__Data excerpt__
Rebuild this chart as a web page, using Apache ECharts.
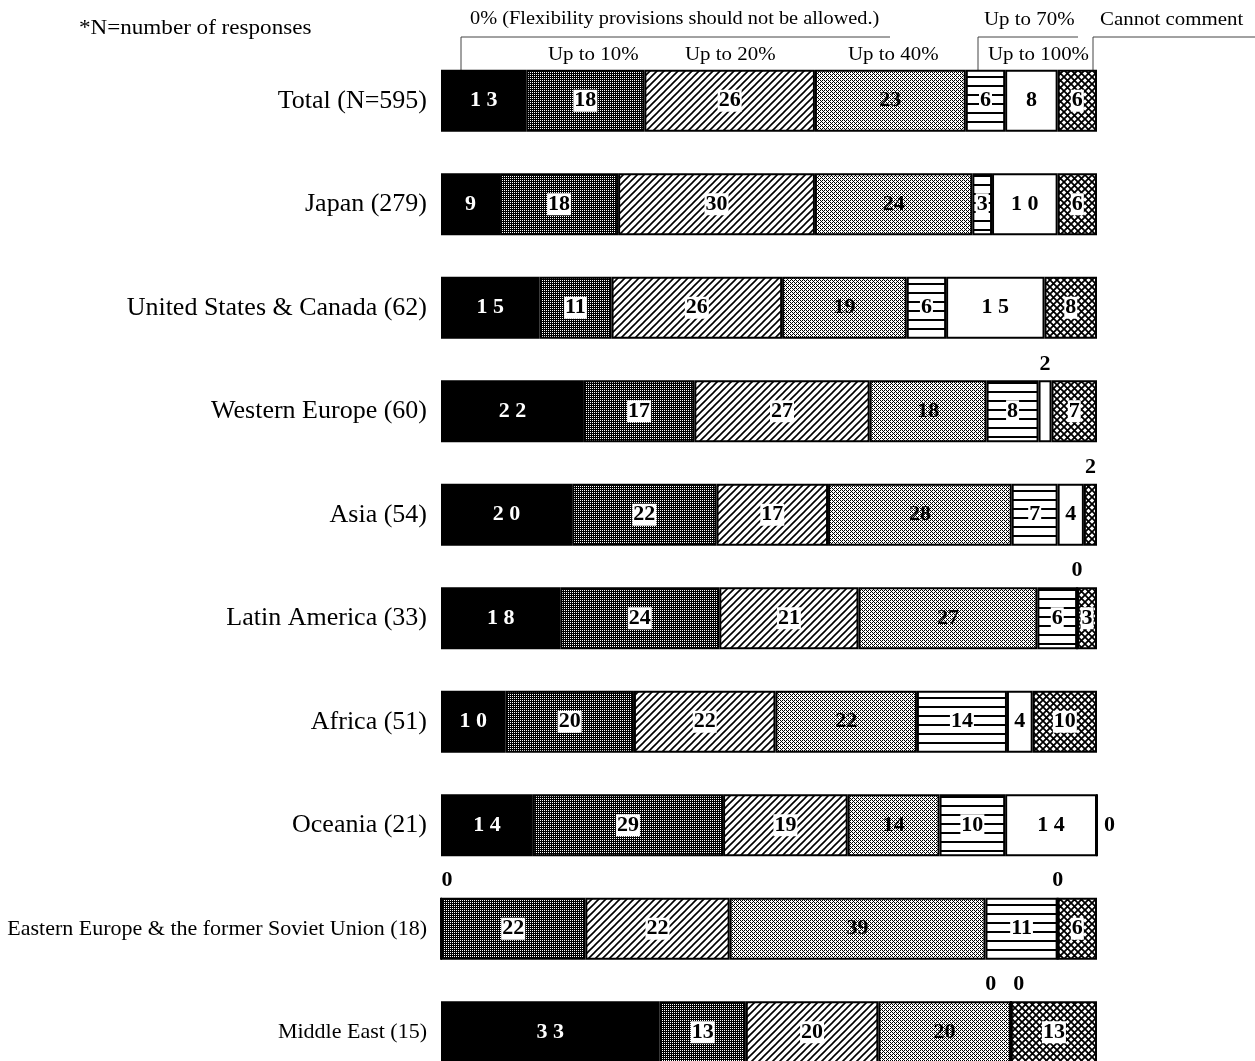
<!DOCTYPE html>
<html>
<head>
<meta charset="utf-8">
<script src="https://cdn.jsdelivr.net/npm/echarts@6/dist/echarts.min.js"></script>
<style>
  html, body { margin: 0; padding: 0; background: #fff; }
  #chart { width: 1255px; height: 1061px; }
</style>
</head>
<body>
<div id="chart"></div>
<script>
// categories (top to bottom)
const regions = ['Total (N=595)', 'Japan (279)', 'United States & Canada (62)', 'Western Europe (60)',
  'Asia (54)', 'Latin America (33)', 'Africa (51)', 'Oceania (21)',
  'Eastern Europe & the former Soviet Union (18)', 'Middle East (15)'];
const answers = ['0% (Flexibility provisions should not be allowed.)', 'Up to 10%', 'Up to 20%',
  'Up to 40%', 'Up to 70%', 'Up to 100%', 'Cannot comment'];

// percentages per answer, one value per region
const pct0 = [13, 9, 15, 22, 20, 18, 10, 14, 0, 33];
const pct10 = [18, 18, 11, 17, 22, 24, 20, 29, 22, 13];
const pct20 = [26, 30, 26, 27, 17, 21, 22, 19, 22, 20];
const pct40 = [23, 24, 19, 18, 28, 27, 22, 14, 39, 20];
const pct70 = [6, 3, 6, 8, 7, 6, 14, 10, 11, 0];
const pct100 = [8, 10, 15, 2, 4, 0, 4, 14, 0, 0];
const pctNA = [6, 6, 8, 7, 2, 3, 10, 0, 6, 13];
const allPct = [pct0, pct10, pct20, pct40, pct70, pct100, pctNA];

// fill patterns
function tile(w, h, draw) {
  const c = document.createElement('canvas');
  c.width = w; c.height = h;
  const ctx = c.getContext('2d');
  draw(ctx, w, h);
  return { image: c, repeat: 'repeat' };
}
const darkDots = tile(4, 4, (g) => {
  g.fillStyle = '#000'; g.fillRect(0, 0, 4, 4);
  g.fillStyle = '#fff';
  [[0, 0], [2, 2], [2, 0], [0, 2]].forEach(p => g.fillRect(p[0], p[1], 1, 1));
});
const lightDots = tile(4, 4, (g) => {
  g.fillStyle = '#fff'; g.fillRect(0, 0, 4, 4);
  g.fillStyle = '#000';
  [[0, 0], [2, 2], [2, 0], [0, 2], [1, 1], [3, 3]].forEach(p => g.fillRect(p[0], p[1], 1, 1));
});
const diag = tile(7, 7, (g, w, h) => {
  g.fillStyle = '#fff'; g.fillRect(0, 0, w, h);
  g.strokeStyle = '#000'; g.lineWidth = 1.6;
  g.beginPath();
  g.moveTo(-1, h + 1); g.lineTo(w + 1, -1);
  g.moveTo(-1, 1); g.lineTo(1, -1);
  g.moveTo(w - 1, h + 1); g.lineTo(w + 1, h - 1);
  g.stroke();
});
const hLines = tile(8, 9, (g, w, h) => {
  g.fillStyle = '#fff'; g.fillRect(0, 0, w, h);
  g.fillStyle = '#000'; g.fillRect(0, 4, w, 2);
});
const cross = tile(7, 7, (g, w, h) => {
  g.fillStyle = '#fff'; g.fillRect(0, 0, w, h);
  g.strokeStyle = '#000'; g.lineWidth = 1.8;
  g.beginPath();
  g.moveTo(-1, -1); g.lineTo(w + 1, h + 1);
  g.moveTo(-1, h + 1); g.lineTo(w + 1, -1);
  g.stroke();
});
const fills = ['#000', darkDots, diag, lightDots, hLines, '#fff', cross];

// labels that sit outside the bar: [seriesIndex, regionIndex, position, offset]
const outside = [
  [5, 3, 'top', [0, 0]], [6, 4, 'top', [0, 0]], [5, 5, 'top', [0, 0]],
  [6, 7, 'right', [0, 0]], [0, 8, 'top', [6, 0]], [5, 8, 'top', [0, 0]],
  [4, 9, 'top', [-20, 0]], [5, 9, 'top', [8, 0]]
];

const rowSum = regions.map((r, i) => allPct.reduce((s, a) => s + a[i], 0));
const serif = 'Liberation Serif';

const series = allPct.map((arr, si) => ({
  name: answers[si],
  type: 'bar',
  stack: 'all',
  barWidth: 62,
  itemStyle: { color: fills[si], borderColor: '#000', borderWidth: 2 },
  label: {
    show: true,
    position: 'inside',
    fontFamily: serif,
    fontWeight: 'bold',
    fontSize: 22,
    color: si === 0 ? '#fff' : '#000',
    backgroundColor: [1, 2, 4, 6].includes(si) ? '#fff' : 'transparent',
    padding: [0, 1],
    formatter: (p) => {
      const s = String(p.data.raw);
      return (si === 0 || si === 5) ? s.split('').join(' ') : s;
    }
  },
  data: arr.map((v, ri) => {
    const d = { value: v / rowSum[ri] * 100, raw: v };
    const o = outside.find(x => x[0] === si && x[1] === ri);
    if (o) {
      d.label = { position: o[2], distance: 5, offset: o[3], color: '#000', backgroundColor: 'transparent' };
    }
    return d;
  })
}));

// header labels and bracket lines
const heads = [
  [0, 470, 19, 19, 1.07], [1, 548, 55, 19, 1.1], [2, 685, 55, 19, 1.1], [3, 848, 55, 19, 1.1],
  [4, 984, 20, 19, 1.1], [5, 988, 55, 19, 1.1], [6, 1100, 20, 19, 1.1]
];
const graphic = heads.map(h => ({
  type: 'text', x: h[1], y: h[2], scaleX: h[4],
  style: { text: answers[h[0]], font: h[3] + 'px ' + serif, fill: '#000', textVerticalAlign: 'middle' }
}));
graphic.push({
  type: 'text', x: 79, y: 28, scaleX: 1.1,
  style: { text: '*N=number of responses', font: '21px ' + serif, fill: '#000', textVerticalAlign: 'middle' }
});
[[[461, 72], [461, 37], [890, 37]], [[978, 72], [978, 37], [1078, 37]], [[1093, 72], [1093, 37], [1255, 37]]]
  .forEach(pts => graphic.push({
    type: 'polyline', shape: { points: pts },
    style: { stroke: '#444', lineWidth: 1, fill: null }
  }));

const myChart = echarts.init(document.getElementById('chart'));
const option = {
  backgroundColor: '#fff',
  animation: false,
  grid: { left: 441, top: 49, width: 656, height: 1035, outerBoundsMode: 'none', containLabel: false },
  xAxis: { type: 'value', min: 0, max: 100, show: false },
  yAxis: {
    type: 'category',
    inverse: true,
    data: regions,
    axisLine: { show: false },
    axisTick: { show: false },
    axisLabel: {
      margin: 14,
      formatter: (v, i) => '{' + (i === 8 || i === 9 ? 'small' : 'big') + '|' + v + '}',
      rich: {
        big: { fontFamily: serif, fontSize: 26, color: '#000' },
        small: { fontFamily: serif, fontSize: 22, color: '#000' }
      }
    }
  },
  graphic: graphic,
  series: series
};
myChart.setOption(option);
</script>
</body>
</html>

__Exercise task__
Write out the full set of lines verbatim, without the pictures.

__Exercise solution__
Rebuild this chart as a web page, using Apache ECharts.
<!DOCTYPE html>
<html>
<head>
<meta charset="utf-8">
<script src="https://cdn.jsdelivr.net/npm/echarts@6/dist/echarts.min.js"></script>
<style>
  html, body { margin: 0; padding: 0; background: #fff; }
  #chart { width: 1255px; height: 1061px; }
</style>
</head>
<body>
<div id="chart"></div>
<script>
// categories (top to bottom)
const regions = ['Total (N=595)', 'Japan (279)', 'United States & Canada (62)', 'Western Europe (60)',
  'Asia (54)', 'Latin America (33)', 'Africa (51)', 'Oceania (21)',
  'Eastern Europe & the former Soviet Union (18)', 'Middle East (15)'];
const answers = ['0% (Flexibility provisions should not be allowed.)', 'Up to 10%', 'Up to 20%',
  'Up to 40%', 'Up to 70%', 'Up to 100%', 'Cannot comment'];

// percentages per answer, one value per region
const pct0 = [13, 9, 15, 22, 20, 18, 10, 14, 0, 33];
const pct10 = [18, 18, 11, 17, 22, 24, 20, 29, 22, 13];
const pct20 = [26, 30, 26, 27, 17, 21, 22, 19, 22, 20];
const pct40 = [23, 24, 19, 18, 28, 27, 22, 14, 39, 20];
const pct70 = [6, 3, 6, 8, 7, 6, 14, 10, 11, 0];
const pct100 = [8, 10, 15, 2, 4, 0, 4, 14, 0, 0];
const pctNA = [6, 6, 8, 7, 2, 3, 10, 0, 6, 13];
const allPct = [pct0, pct10, pct20, pct40, pct70, pct100, pctNA];

// fill patterns
function tile(w, h, draw) {
  const c = document.createElement('canvas');
  c.width = w; c.height = h;
  const ctx = c.getContext('2d');
  draw(ctx, w, h);
  return { image: c, repeat: 'repeat' };
}
const darkDots = tile(4, 4, (g) => {
  g.fillStyle = '#000'; g.fillRect(0, 0, 4, 4);
  g.fillStyle = '#fff';
  [[0, 0], [2, 2], [2, 0], [0, 2]].forEach(p => g.fillRect(p[0], p[1], 1, 1));
});
const lightDots = tile(4, 4, (g) => {
  g.fillStyle = '#fff'; g.fillRect(0, 0, 4, 4);
  g.fillStyle = '#000';
  [[0, 0], [2, 2], [2, 0], [0, 2], [1, 1], [3, 3]].forEach(p => g.fillRect(p[0], p[1], 1, 1));
});
const diag = tile(7, 7, (g, w, h) => {
  g.fillStyle = '#fff'; g.fillRect(0, 0, w, h);
  g.strokeStyle = '#000'; g.lineWidth = 1.6;
  g.beginPath();
  g.moveTo(-1, h + 1); g.lineTo(w + 1, -1);
  g.moveTo(-1, 1); g.lineTo(1, -1);
  g.moveTo(w - 1, h + 1); g.lineTo(w + 1, h - 1);
  g.stroke();
});
const hLines = tile(8, 9, (g, w, h) => {
  g.fillStyle = '#fff'; g.fillRect(0, 0, w, h);
  g.fillStyle = '#000'; g.fillRect(0, 4, w, 2);
});
const cross = tile(7, 7, (g, w, h) => {
  g.fillStyle = '#fff'; g.fillRect(0, 0, w, h);
  g.strokeStyle = '#000'; g.lineWidth = 1.8;
  g.beginPath();
  g.moveTo(-1, -1); g.lineTo(w + 1, h + 1);
  g.moveTo(-1, h + 1); g.lineTo(w + 1, -1);
  g.stroke();
});
const fills = ['#000', darkDots, diag, lightDots, hLines, '#fff', cross];

// labels that sit outside the bar: [seriesIndex, regionIndex, position, offset]
const outside = [
  [5, 3, 'top', [0, 0]], [6, 4, 'top', [0, 0]], [5, 5, 'top', [0, 0]],
  [6, 7, 'right', [0, 0]], [0, 8, 'top', [6, 0]], [5, 8, 'top', [0, 0]],
  [4, 9, 'top', [-20, 0]], [5, 9, 'top', [8, 0]]
];

const rowSum = regions.map((r, i) => allPct.reduce((s, a) => s + a[i], 0));
const serif = 'Liberation Serif';

const series = allPct.map((arr, si) => ({
  name: answers[si],
  type: 'bar',
  stack: 'all',
  barWidth: 62,
  itemStyle: { color: fills[si], borderColor: '#000', borderWidth: 2 },
  label: {
    show: true,
    position: 'inside',
    fontFamily: serif,
    fontWeight: 'bold',
    fontSize: 22,
    color: si === 0 ? '#fff' : '#000',
    backgroundColor: [1, 2, 4, 6].includes(si) ? '#fff' : 'transparent',
    padding: [0, 1],
    formatter: (p) => {
      const s = String(p.data.raw);
      return (si === 0 || si === 5) ? s.split('').join(' ') : s;
    }
  },
  data: arr.map((v, ri) => {
    const d = { value: v / rowSum[ri] * 100, raw: v };
    const o = outside.find(x => x[0] === si && x[1] === ri);
    if (o) {
      d.label = { position: o[2], distance: 5, offset: o[3], color: '#000', backgroundColor: 'transparent' };
    }
    return d;
  })
}));

// header labels and bracket lines
const heads = [
  [0, 470, 19, 19, 1.07], [1, 548, 55, 19, 1.1], [2, 685, 55, 19, 1.1], [3, 848, 55, 19, 1.1],
  [4, 984, 20, 19, 1.1], [5, 988, 55, 19, 1.1], [6, 1100, 20, 19, 1.1]
];
const graphic = heads.map(h => ({
  type: 'text', x: h[1], y: h[2], scaleX: h[4],
  style: { text: answers[h[0]], font: h[3] + 'px ' + serif, fill: '#000', textVerticalAlign: 'middle' }
}));
graphic.push({
  type: 'text', x: 79, y: 28, scaleX: 1.1,
  style: { text: '*N=number of responses', font: '21px ' + serif, fill: '#000', textVerticalAlign: 'middle' }
});
[[[461, 72], [461, 37], [890, 37]], [[978, 72], [978, 37], [1078, 37]], [[1093, 72], [1093, 37], [1255, 37]]]
  .forEach(pts => graphic.push({
    type: 'polyline', shape: { points: pts },
    style: { stroke: '#444', lineWidth: 1, fill: null }
  }));

const myChart = echarts.init(document.getElementById('chart'));
const option = {
  backgroundColor: '#fff',
  animation: false,
  grid: { left: 441, top: 49, width: 656, height: 1035, outerBoundsMode: 'none', containLabel: false },
  xAxis: { type: 'value', min: 0, max: 100, show: false },
  yAxis: {
    type: 'category',
    inverse: true,
    data: regions,
    axisLine: { show: false },
    axisTick: { show: false },
    axisLabel: {
      margin: 14,
      formatter: (v, i) => '{' + (i === 8 || i === 9 ? 'small' : 'big') + '|' + v + '}',
      rich: {
        big: { fontFamily: serif, fontSize: 26, color: '#000' },
        small: { fontFamily: serif, fontSize: 22, color: '#000' }
      }
    }
  },
  graphic: graphic,
  series: series
};
myChart.setOption(option);
</script>
</body>
</html>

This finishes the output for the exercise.